>>>>>

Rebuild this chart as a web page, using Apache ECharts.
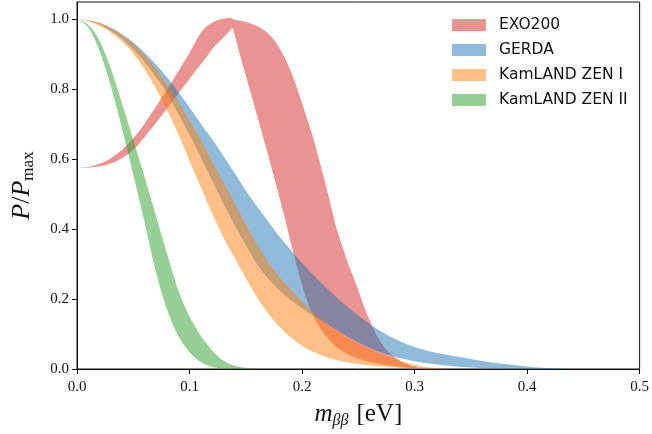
<!DOCTYPE html>
<html>
<head>
<meta charset="utf-8">
<script src="https://cdn.jsdelivr.net/npm/echarts@6/dist/echarts.min.js"></script>
<style>
  html, body { margin: 0; padding: 0; background: #fff; }
  #chart { width: 652px; height: 434px; }
</style>
</head>
<body>
<div id="chart"></div>
<script>
// tick labels
const xTicks = [0, 0.1, 0.2, 0.3, 0.4, 0.5];
const yTicks = [0, 0.2, 0.4, 0.6, 0.8, 1.0];

const seriesNames = ['EXO200', 'GERDA', 'KamLAND ZEN I', 'KamLAND ZEN II'];

// EXO200 band (lower / upper edge)
const exoX = [0, 0.01, 0.02, 0.03, 0.04, 0.05, 0.06, 0.07, 0.08, 0.09, 0.10, 0.105, 0.11, 0.115, 0.12, 0.125,
  0.13, 0.135, 0.138, 0.14, 0.145, 0.15, 0.155, 0.16, 0.165, 0.17, 0.175, 0.18, 0.185, 0.19, 0.195, 0.20,
  0.205, 0.21, 0.215, 0.22, 0.225, 0.23, 0.235, 0.24, 0.245, 0.25, 0.255, 0.26, 0.265, 0.27, 0.275, 0.28,
  0.285, 0.29, 0.30, 0.31];
const exoLow = [0.575, 0.576, 0.58, 0.588, 0.603, 0.627, 0.663, 0.703, 0.745, 0.788, 0.83, 0.851, 0.872, 0.893, 0.915, 0.932,
  0.948, 0.965, 0.975, 0.958, 0.897, 0.84, 0.783, 0.725, 0.668, 0.61, 0.55, 0.49, 0.428, 0.362, 0.298, 0.24,
  0.19, 0.152, 0.123, 0.1, 0.081, 0.065, 0.053, 0.043, 0.035, 0.029, 0.024, 0.02, 0.017, 0.014, 0.011, 0.009,
  0.007, 0.005, 0.002, 0];
const exoHigh = [0.575, 0.578, 0.587, 0.603, 0.627, 0.66, 0.702, 0.75, 0.8, 0.852, 0.905, 0.935, 0.962, 0.98, 0.99, 0.998,
  1.002, 1.005, 1.003, 0.999, 0.996, 0.993, 0.988, 0.981, 0.972, 0.96, 0.942, 0.918, 0.888, 0.852, 0.808, 0.76,
  0.71, 0.66, 0.6, 0.54, 0.475, 0.41, 0.358, 0.31, 0.268, 0.225, 0.178, 0.14, 0.105, 0.077, 0.055, 0.04,
  0.028, 0.018, 0.006, 0];

// GERDA band
const gerdaX = [0, 0.01, 0.02, 0.03, 0.04, 0.05, 0.06, 0.07, 0.08, 0.09, 0.10, 0.11, 0.12, 0.13, 0.14, 0.15, 0.16,
  0.17, 0.18, 0.19, 0.20, 0.21, 0.22, 0.23, 0.24, 0.25, 0.26, 0.27, 0.28, 0.29, 0.30, 0.31, 0.32, 0.33, 0.34,
  0.36, 0.38, 0.40, 0.42, 0.44];
const gerdaLow = [1, 0.996, 0.986, 0.968, 0.945, 0.915, 0.878, 0.836, 0.79, 0.73, 0.67, 0.606, 0.54, 0.474, 0.412, 0.354, 0.3,
  0.258, 0.224, 0.197, 0.174, 0.153, 0.134, 0.113, 0.094, 0.076, 0.061, 0.048, 0.038, 0.029, 0.022, 0.017, 0.013, 0.009, 0.006,
  0.003, 0.001, 0, 0, 0];
const gerdaHigh = [1, 0.998, 0.99, 0.977, 0.958, 0.935, 0.905, 0.872, 0.835, 0.793, 0.748, 0.702, 0.658, 0.61, 0.561, 0.511, 0.465,
  0.421, 0.379, 0.34, 0.303, 0.269, 0.237, 0.207, 0.179, 0.153, 0.129, 0.108, 0.09, 0.075, 0.063, 0.053, 0.046, 0.04, 0.034,
  0.023, 0.014, 0.007, 0.002, 0];

// KamLAND ZEN I band
const kz1X = [0, 0.01, 0.02, 0.03, 0.04, 0.05, 0.06, 0.07, 0.08, 0.09, 0.10, 0.11, 0.12, 0.13, 0.14, 0.15, 0.16,
  0.17, 0.18, 0.19, 0.20, 0.21, 0.22, 0.23, 0.24, 0.25, 0.26, 0.27, 0.28, 0.29, 0.30, 0.31, 0.32, 0.33];
const kz1Low = [1, 0.995, 0.982, 0.963, 0.937, 0.903, 0.857, 0.803, 0.74, 0.672, 0.595, 0.52, 0.445, 0.378, 0.318, 0.26, 0.205,
  0.158, 0.12, 0.09, 0.066, 0.049, 0.036, 0.026, 0.019, 0.014, 0.01, 0.007, 0.005, 0.003, 0.002, 0.001, 0, 0];
const kz1High = [1, 0.997, 0.99, 0.975, 0.955, 0.93, 0.897, 0.86, 0.815, 0.765, 0.71, 0.655, 0.595, 0.535, 0.475, 0.413, 0.357,
  0.306, 0.262, 0.228, 0.193, 0.16, 0.133, 0.11, 0.09, 0.071, 0.056, 0.043, 0.031, 0.021, 0.012, 0.006, 0.002, 0];

// KamLAND ZEN II band
const kz2X = [0, 0.01, 0.02, 0.03, 0.04, 0.05, 0.06, 0.07, 0.08, 0.09, 0.10, 0.11, 0.12, 0.13, 0.14, 0.15, 0.16];
const kz2Low = [1, 0.977, 0.91, 0.81, 0.688, 0.556, 0.42, 0.28, 0.17, 0.095, 0.048, 0.02, 0.006, 0.002, 0, 0, 0];
const kz2High = [1, 0.985, 0.94, 0.86, 0.76, 0.655, 0.55, 0.44, 0.33, 0.225, 0.15, 0.095, 0.054, 0.024, 0.009, 0.003, 0];

const colors = ['rgba(214,39,40,0.5)', 'rgba(31,119,180,0.5)', 'rgba(255,127,14,0.5)', 'rgba(44,160,44,0.5)'];
const bands = [[exoX, exoLow, exoHigh], [gerdaX, gerdaLow, gerdaHigh], [kz1X, kz1Low, kz1High], [kz2X, kz2Low, kz2High]];

const chart = echarts.init(document.getElementById('chart'));

// smooth curve through pixel points (catmull-rom -> cubic bezier)
function curvePath(pts) {
  let d = '';
  for (let i = 0; i < pts.length - 1; i++) {
    const p0 = pts[Math.max(i - 1, 0)], p1 = pts[i], p2 = pts[i + 1], p3 = pts[Math.min(i + 2, pts.length - 1)];
    const c1 = [p1[0] + (p2[0] - p0[0]) / 6, p1[1] + (p2[1] - p0[1]) / 6];
    const c2 = [p2[0] - (p3[0] - p1[0]) / 6, p2[1] - (p3[1] - p1[1]) / 6];
    d += 'C' + c1.join(',') + ',' + c2.join(',') + ',' + p2.join(',');
  }
  return d;
}

function bandSeries(name, band, color) {
  const [xs, lo, hi] = band;
  return {
    type: 'custom',
    name: name,
    coordinateSystem: 'cartesian2d',
    clip: true,
    silent: true,
    itemStyle: { color: color },
    data: [[xs[0], hi[0]]],
    renderItem: function (params, api) {
      const top = xs.map((x, i) => api.coord([x, hi[i]]));
      const bottom = xs.map((x, i) => api.coord([x, lo[i]])).reverse();
      const d = 'M' + top[0].join(',') + curvePath(top) +
        'L' + bottom[0].join(',') + curvePath(bottom) + 'Z';
      return { type: 'path', shape: { pathData: d }, style: { fill: color, stroke: null } };
    }
  };
}

const serif = 'Liberation Serif';

const option = {
  animation: false,
  backgroundColor: '#fff',
  grid: { left: 77, right: 11, top: 2, bottom: 65, show: true, borderColor: '#111', borderWidth: 1 },
  legend: {
    orient: 'vertical',
    left: 447,
    top: 12,
    icon: 'rect',
    itemWidth: 34,
    itemHeight: 12,
    itemGap: 9,
    selectedMode: false,
    textStyle: { fontFamily: 'DejaVu Sans', fontSize: 15.5, color: '#111', padding: [0, 0, 0, 8] },
    data: seriesNames.map((n, i) => ({ name: n, itemStyle: { color: colors[i] } }))
  },
  xAxis: {
    type: 'value',
    min: 0,
    max: 0.5,
    interval: 0.1,
    splitLine: { show: false },
    axisLine: { lineStyle: { color: '#111', width: 1 } },
    axisTick: { length: 5, lineStyle: { color: '#111' }, customValues: xTicks },
    axisLabel: {
      customValues: xTicks,
      formatter: v => v.toFixed(1),
      color: '#111', fontFamily: serif, fontSize: 15, margin: 11
    },
    name: '{i|m}{s|ββ}{r|[eV]}',
    nameLocation: 'middle',
    nameGap: 30,
    nameTextStyle: {
      rich: {
        i: { fontFamily: serif, fontStyle: 'italic', fontSize: 25, color: '#111', lineHeight: 30 },
        s: { fontFamily: serif, fontStyle: 'italic', fontSize: 16, color: '#111', lineHeight: 16, verticalAlign: 'bottom' },
        r: { fontFamily: serif, fontSize: 25, color: '#111', lineHeight: 30, padding: [0, 0, 0, 8] }
      }
    }
  },
  yAxis: {
    type: 'value',
    min: 0,
    max: 1.05,
    interval: 0.2,
    splitLine: { show: false },
    axisLine: { lineStyle: { color: '#111', width: 1 } },
    axisTick: { length: 5, lineStyle: { color: '#111' }, customValues: yTicks },
    axisLabel: {
      customValues: yTicks,
      formatter: v => v.toFixed(1),
      color: '#111', fontFamily: serif, fontSize: 15, margin: 8
    },
    name: '{i|P}{r|/}{i|P}{s|max}',
    nameLocation: 'middle',
    nameGap: 40,
    nameTextStyle: {
      rich: {
        i: { fontFamily: serif, fontStyle: 'italic', fontSize: 26, color: '#111', lineHeight: 30 },
        s: { fontFamily: serif, fontSize: 17, color: '#111', lineHeight: 16, verticalAlign: 'bottom' },
        r: { fontFamily: serif, fontSize: 26, color: '#111', lineHeight: 30 }
      }
    }
  },
  series: seriesNames.map((n, i) => bandSeries(n, bands[i], colors[i]))
};

chart.setOption(option);
</script>
</body>
</html>
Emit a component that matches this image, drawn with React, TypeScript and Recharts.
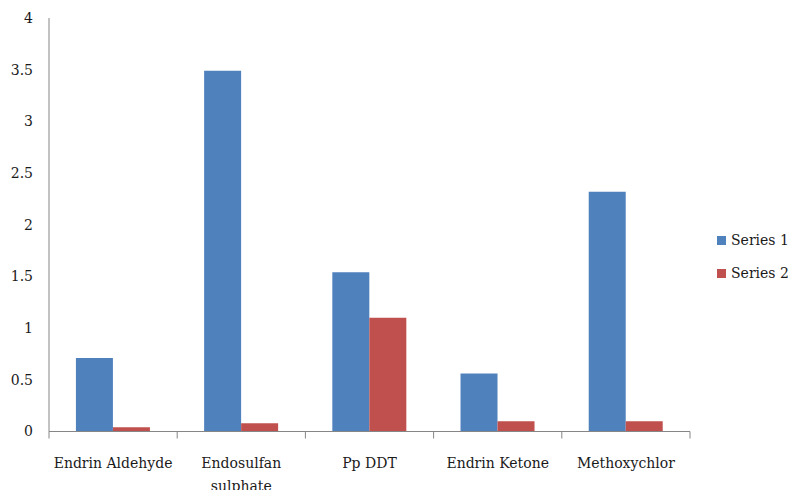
import React from "react";
import { BarChart, Bar, XAxis, YAxis, Legend } from "recharts";

const categories = ["Endrin Aldehyde", "Endosulfan sulphate", "Pp DDT", "Endrin Ketone", "Methoxychlor"];
const series1 = [0.71, 3.49, 1.54, 0.56, 2.32];
const series2 = [0.04, 0.08, 1.1, 0.1, 0.1];
const yTicks = [0, 0.5, 1, 1.5, 2, 2.5, 3, 3.5, 4];
const seriesNames = ["Series 1", "Series 2"];
const colors = ["#4F81BD", "#C0504D"];

const data = categories.map((c, i) => ({ name: c, s1: series1[i], s2: series2[i] }));

const FONT = "'DejaVu Serif', serif";
const TEXT = "#1a1a1a";
const AXIS = "#868686";

const XTick = (props: any) => {
  const { x, y, payload, index, visibleTicksCount } = props;
  const off = payload && payload.offset ? payload.offset : 64.1;
  const words = String(payload.value).split(" ");
  const lines = payload.value === "Endosulfan sulphate" ? words : [payload.value];
  const last = index === (visibleTicksCount ?? categories.length) - 1;
  return (
    <g>
      <line x1={x - off} x2={x - off} y1={y} y2={y + 7} stroke={AXIS} strokeWidth={1} />
      {last && <line x1={x + off} x2={x + off} y1={y} y2={y + 7} stroke={AXIS} strokeWidth={1} />}
      <text x={x} y={y + 36} textAnchor="middle" fontFamily={FONT} fontSize={14} fill={TEXT}>
        {lines.map((l: string, i: number) => (
          <tspan key={i} x={x} dy={i === 0 ? 0 : 23}>
            {l}
          </tspan>
        ))}
      </text>
    </g>
  );
};

const LegendContent = () => (
  <div style={{ fontFamily: FONT, fontSize: 14, color: TEXT, whiteSpace: "nowrap" }}>
    {seriesNames.map((n, i) => (
      <div key={n} style={{ display: "flex", alignItems: "center", height: 33 }}>
        <span style={{ display: "inline-block", width: 9, height: 9, background: colors[i], marginRight: 5, flexShrink: 0 }} />
        <span>{n}</span>
      </div>
    ))}
  </div>
);

export default function App() {
  return (
    <div style={{ position: "absolute", left: 0, top: 0, width: 788, height: 490, background: "#fff", overflow: "hidden" }}>
      <BarChart
        width={788}
        height={490}
        data={data}
        margin={{ top: 18, right: 27, bottom: 18.5, left: 0 }}
        barCategoryGap="21%"
        barGap={0}
      >
        <XAxis
          dataKey="name"
          height={40}
          tickSize={0}
          tickMargin={0}
          tickLine={false}
          axisLine={{ stroke: AXIS }}
          interval={0}
          tick={<XTick />}
        />
        <YAxis
          width={49}
          domain={[0, 4]}
          ticks={yTicks}
          tickLine={false}
          axisLine={{ stroke: AXIS }}
          tickMargin={10}
          tick={{ fontFamily: FONT, fontSize: 14, fill: TEXT }}
        />
        <Legend
          layout="vertical"
          align="right"
          verticalAlign="top"
          content={<LegendContent />}
          wrapperStyle={{ left: 717, top: 240 - 16.5, width: 71 }}
        />
        <Bar dataKey="s1" name={seriesNames[0]} fill={colors[0]} isAnimationActive={false} />
        <Bar dataKey="s2" name={seriesNames[1]} fill={colors[1]} isAnimationActive={false} />
      </BarChart>
    </div>
  );
}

<<<<<

Task directions – Set down again, exactly, the lines of the material above from its first line to the one with "const seriesNames = ['EXO200', 'GERDA', 'KamLAND", inclusive. Leave the pictures out.

Answer to this exercise –
Rebuild this chart as a web page, using Apache ECharts.
<!DOCTYPE html>
<html>
<head>
<meta charset="utf-8">
<script src="https://cdn.jsdelivr.net/npm/echarts@6/dist/echarts.min.js"></script>
<style>
  html, body { margin: 0; padding: 0; background: #fff; }
  #chart { width: 652px; height: 434px; }
</style>
</head>
<body>
<div id="chart"></div>
<script>
// tick labels
const xTicks = [0, 0.1, 0.2, 0.3, 0.4, 0.5];
const yTicks = [0, 0.2, 0.4, 0.6, 0.8, 1.0];

const seriesNames = ['EXO200', 'GERDA', 'KamLAND ZEN I', 'KamLAND ZEN II'];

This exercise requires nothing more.